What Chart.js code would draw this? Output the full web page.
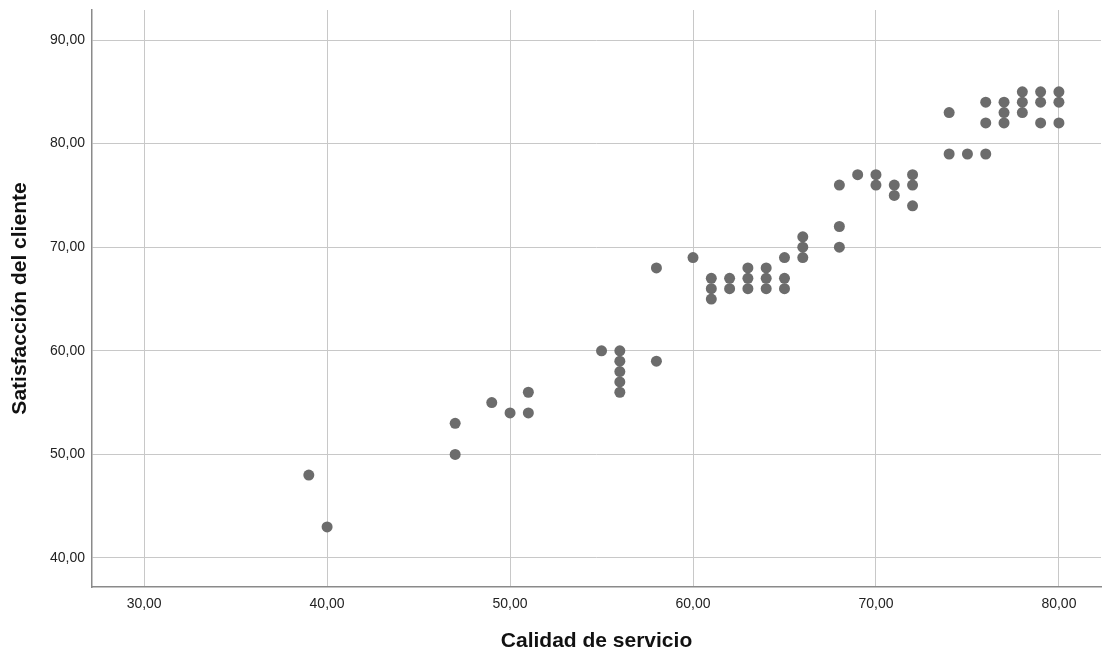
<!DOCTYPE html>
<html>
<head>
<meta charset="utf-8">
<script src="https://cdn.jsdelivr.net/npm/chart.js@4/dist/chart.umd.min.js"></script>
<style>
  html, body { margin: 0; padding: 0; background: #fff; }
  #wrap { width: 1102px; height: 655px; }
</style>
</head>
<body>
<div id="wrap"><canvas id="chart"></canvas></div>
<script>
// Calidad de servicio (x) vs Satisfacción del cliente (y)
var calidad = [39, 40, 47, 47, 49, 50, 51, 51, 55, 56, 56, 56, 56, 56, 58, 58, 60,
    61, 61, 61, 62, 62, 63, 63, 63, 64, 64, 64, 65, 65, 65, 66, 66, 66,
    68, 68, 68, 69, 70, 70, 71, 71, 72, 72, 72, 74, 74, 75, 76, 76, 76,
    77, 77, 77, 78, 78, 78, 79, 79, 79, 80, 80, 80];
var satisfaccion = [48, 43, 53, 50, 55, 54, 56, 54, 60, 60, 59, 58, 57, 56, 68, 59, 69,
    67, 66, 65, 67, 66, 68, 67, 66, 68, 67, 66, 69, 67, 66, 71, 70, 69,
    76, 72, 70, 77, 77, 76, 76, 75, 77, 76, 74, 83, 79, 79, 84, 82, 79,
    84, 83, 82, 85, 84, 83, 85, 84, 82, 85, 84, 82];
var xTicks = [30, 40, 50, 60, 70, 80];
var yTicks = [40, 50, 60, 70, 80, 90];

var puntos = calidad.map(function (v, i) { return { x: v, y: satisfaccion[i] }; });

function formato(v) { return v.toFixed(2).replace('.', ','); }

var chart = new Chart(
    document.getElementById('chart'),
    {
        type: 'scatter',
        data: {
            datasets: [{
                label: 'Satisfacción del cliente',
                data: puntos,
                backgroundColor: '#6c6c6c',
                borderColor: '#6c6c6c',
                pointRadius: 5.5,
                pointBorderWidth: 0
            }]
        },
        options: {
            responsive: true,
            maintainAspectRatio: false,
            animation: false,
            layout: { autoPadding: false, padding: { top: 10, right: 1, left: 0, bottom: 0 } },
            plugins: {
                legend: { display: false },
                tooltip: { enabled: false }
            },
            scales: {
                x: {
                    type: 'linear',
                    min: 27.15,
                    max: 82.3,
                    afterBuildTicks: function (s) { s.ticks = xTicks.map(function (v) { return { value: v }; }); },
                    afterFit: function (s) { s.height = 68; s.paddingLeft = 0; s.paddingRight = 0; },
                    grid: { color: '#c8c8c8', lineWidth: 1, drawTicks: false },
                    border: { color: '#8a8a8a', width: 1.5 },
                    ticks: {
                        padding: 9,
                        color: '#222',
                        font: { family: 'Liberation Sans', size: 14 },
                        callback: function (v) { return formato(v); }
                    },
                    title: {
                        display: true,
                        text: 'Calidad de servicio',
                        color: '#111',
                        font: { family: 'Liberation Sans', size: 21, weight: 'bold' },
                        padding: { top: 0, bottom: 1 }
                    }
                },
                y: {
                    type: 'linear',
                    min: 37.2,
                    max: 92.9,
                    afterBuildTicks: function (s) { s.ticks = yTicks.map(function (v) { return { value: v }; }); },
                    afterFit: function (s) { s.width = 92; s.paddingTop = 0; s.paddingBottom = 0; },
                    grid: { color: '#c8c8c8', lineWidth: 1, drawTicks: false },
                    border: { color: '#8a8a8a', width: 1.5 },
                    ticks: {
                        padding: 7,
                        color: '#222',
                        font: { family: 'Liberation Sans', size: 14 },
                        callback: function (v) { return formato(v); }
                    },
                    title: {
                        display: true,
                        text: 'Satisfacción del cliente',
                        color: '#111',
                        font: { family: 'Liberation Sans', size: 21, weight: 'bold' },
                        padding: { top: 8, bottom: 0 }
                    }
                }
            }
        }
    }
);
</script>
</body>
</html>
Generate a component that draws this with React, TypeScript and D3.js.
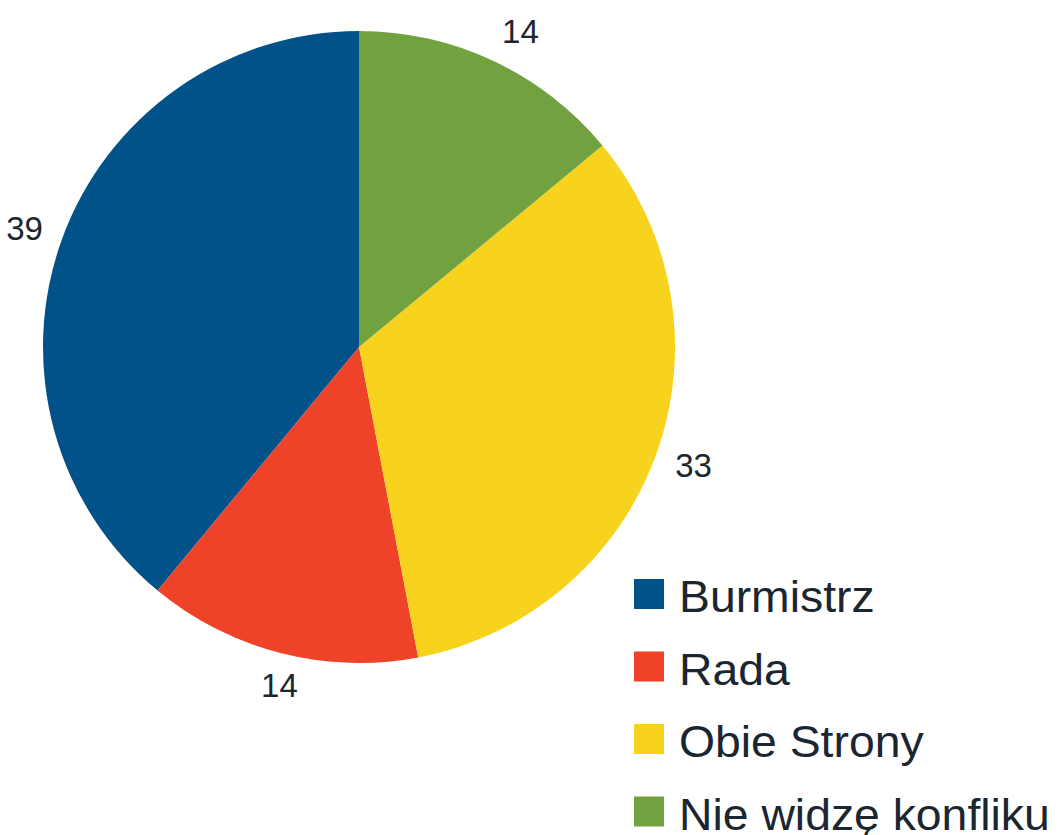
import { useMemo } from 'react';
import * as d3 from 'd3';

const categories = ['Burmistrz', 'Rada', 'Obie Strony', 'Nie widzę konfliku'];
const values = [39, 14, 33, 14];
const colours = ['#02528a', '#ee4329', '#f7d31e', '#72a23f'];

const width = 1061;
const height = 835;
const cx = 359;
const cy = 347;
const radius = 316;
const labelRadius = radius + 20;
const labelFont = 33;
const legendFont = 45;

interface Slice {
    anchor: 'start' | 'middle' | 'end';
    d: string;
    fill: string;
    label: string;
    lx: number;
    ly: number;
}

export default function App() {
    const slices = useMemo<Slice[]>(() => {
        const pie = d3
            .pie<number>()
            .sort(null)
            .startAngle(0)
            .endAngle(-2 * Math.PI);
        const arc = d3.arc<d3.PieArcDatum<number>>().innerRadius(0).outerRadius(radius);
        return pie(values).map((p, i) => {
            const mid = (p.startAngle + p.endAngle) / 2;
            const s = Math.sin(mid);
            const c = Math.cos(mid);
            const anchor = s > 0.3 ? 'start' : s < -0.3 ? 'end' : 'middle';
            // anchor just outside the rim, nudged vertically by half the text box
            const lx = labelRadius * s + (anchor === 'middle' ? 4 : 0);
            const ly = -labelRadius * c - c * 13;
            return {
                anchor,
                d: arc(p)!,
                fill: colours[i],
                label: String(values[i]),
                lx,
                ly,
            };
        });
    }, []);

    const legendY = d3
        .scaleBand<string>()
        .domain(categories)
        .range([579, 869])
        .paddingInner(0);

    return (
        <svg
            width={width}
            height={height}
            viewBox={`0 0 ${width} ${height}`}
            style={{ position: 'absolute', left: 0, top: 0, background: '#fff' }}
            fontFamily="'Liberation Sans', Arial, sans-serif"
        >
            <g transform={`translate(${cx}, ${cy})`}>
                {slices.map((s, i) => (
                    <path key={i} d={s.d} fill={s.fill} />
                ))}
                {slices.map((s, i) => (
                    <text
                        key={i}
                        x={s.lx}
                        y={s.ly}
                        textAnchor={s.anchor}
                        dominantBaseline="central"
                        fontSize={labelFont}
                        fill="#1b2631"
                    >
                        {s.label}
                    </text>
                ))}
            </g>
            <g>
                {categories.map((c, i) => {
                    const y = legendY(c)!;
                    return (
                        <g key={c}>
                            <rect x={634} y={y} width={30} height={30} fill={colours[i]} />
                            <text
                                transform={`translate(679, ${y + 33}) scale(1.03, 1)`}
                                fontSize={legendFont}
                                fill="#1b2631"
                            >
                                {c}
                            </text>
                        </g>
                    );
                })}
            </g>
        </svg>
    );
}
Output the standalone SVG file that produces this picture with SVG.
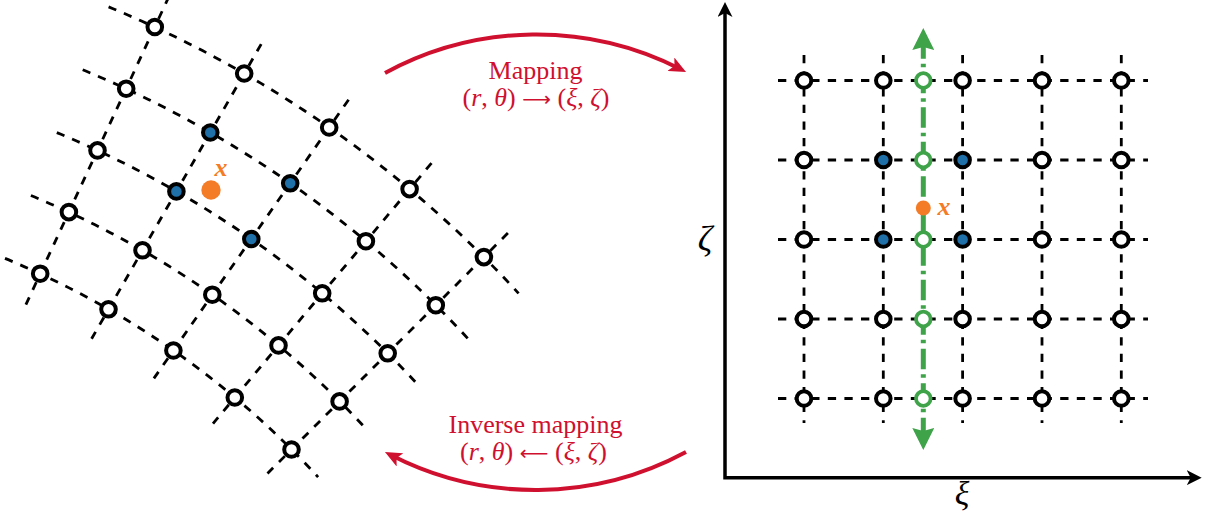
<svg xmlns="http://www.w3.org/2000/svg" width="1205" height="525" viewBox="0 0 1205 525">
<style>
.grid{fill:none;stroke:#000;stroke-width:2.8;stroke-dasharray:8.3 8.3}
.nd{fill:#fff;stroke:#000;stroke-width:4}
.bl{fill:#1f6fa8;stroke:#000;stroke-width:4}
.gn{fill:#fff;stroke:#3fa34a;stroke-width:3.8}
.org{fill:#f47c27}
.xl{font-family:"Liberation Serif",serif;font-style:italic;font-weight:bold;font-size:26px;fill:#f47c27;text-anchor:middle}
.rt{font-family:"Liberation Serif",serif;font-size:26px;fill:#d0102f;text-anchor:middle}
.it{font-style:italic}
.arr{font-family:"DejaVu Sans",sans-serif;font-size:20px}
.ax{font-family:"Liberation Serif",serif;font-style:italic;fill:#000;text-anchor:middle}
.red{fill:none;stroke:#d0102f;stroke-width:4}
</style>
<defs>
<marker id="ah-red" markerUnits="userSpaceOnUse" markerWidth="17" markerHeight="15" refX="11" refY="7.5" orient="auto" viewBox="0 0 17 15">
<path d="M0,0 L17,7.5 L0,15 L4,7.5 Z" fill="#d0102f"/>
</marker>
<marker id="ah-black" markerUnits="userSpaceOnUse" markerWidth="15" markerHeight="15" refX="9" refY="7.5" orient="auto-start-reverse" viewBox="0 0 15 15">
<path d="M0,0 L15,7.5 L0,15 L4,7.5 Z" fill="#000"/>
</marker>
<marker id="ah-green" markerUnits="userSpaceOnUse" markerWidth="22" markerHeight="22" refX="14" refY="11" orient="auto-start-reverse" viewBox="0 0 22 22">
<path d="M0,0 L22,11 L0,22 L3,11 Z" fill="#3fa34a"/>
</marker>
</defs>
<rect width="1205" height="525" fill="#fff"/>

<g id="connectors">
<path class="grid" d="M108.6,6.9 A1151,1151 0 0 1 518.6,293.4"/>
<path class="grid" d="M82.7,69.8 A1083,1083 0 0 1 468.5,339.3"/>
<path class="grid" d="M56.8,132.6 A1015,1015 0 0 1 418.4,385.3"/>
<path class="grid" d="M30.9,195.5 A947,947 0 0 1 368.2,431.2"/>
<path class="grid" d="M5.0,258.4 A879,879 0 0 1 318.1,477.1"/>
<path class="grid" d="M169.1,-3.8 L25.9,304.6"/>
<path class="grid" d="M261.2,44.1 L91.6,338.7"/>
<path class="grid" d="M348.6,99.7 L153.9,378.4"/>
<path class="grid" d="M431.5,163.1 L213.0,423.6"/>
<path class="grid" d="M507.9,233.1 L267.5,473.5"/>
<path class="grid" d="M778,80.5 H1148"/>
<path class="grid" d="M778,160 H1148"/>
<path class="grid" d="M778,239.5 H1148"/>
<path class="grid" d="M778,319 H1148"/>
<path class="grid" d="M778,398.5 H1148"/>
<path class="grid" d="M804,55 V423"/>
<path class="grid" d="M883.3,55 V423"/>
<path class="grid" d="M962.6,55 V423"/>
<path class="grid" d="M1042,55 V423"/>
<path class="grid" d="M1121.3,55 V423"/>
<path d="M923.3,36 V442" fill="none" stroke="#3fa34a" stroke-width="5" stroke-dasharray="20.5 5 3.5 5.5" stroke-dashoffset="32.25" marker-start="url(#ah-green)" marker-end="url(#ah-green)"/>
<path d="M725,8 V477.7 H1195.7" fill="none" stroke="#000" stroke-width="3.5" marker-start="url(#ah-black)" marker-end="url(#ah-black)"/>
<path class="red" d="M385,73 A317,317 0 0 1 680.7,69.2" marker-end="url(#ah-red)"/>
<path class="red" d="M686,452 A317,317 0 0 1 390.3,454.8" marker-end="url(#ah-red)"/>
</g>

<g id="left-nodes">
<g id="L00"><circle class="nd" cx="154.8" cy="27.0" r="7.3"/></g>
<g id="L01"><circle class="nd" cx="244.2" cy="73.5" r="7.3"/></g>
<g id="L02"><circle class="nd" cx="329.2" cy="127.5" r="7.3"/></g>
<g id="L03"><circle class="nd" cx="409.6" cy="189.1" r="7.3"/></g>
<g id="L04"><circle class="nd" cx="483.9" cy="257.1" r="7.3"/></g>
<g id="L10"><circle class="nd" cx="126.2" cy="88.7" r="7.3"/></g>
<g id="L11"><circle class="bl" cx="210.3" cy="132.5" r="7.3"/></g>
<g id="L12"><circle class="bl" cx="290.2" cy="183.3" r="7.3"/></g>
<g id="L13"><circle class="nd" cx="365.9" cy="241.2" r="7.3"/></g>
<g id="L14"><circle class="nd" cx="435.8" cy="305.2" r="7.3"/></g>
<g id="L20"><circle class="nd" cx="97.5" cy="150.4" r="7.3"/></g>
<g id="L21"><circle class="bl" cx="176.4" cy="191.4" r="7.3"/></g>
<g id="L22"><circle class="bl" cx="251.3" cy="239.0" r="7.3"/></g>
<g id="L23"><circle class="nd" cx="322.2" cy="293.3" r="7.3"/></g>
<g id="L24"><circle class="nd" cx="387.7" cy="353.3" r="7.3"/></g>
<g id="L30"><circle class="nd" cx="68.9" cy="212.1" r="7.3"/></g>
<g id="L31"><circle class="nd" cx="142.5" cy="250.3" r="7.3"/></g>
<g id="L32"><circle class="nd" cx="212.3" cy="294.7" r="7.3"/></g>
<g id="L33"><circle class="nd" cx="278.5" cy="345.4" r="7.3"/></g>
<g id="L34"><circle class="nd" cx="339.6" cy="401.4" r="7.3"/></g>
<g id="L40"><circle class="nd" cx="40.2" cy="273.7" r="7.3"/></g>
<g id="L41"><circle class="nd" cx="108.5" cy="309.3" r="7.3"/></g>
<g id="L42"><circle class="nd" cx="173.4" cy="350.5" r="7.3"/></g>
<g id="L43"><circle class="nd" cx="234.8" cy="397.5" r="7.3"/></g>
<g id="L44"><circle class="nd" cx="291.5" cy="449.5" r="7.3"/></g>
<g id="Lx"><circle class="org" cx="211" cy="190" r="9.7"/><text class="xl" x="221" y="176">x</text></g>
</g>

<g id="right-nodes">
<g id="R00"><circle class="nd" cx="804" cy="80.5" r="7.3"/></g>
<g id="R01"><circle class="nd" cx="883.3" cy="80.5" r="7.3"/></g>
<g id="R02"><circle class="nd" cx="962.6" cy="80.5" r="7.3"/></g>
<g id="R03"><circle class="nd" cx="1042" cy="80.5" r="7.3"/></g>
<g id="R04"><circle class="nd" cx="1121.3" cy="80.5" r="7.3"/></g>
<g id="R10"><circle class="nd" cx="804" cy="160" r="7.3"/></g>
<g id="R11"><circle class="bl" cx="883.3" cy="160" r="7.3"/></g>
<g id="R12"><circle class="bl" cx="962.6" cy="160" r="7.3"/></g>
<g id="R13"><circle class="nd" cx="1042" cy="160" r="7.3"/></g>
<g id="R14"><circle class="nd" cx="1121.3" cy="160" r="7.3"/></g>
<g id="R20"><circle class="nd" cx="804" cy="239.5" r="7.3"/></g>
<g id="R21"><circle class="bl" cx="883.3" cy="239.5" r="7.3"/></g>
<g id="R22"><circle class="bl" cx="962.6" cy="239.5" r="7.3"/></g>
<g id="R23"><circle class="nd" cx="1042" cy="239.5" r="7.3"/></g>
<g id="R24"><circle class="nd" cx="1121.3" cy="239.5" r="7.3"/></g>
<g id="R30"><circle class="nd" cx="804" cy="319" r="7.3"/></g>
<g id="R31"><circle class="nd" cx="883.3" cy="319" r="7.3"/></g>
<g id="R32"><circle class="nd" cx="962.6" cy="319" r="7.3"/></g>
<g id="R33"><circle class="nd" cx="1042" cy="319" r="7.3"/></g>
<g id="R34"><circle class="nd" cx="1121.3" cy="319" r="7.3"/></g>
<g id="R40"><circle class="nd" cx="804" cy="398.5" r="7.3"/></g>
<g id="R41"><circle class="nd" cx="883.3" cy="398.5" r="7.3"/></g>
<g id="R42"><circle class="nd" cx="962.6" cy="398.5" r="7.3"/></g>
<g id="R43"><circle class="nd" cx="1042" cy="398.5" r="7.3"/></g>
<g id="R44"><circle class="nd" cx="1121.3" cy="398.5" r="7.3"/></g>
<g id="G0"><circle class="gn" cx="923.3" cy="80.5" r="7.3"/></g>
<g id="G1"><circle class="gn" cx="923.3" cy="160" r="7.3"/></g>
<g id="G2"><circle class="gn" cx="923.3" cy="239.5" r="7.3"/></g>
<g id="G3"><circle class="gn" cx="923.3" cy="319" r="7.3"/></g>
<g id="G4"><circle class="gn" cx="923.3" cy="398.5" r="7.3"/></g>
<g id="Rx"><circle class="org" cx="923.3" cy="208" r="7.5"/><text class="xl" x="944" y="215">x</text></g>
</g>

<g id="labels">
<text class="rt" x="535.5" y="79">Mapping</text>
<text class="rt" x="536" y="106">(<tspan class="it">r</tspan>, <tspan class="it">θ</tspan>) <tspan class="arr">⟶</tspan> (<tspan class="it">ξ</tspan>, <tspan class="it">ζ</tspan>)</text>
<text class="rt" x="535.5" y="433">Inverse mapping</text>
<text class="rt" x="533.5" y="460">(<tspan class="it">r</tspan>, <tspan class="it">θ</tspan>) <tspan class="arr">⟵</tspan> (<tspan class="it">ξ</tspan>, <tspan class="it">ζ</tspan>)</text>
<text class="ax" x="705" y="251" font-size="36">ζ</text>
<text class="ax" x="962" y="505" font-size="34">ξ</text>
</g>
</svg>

Your task: Return, unchanged, the lines from the first line of the material through the line that holds "return v.toFixed(2).replace('.', ',');", inclusive, omitting pictures.

Task solution:
What Chart.js code would draw this? Output the full web page.
<!DOCTYPE html>
<html>
<head>
<meta charset="utf-8">
<script src="https://cdn.jsdelivr.net/npm/chart.js@4/dist/chart.umd.min.js"></script>
<style>
  html, body { margin: 0; padding: 0; background: #fff; }
  #wrap { width: 1102px; height: 655px; }
</style>
</head>
<body>
<div id="wrap"><canvas id="chart"></canvas></div>
<script>
// Calidad de servicio (x) vs Satisfacción del cliente (y)
var calidad = [39, 40, 47, 47, 49, 50, 51, 51, 55, 56, 56, 56, 56, 56, 58, 58, 60,
    61, 61, 61, 62, 62, 63, 63, 63, 64, 64, 64, 65, 65, 65, 66, 66, 66,
    68, 68, 68, 69, 70, 70, 71, 71, 72, 72, 72, 74, 74, 75, 76, 76, 76,
    77, 77, 77, 78, 78, 78, 79, 79, 79, 80, 80, 80];
var satisfaccion = [48, 43, 53, 50, 55, 54, 56, 54, 60, 60, 59, 58, 57, 56, 68, 59, 69,
    67, 66, 65, 67, 66, 68, 67, 66, 68, 67, 66, 69, 67, 66, 71, 70, 69,
    76, 72, 70, 77, 77, 76, 76, 75, 77, 76, 74, 83, 79, 79, 84, 82, 79,
    84, 83, 82, 85, 84, 83, 85, 84, 82, 85, 84, 82];
var xTicks = [30, 40, 50, 60, 70, 80];
var yTicks = [40, 50, 60, 70, 80, 90];

var puntos = calidad.map(function (v, i) { return { x: v, y: satisfaccion[i] }; });

function formato(v) { return v.toFixed(2).replace('.', ','); }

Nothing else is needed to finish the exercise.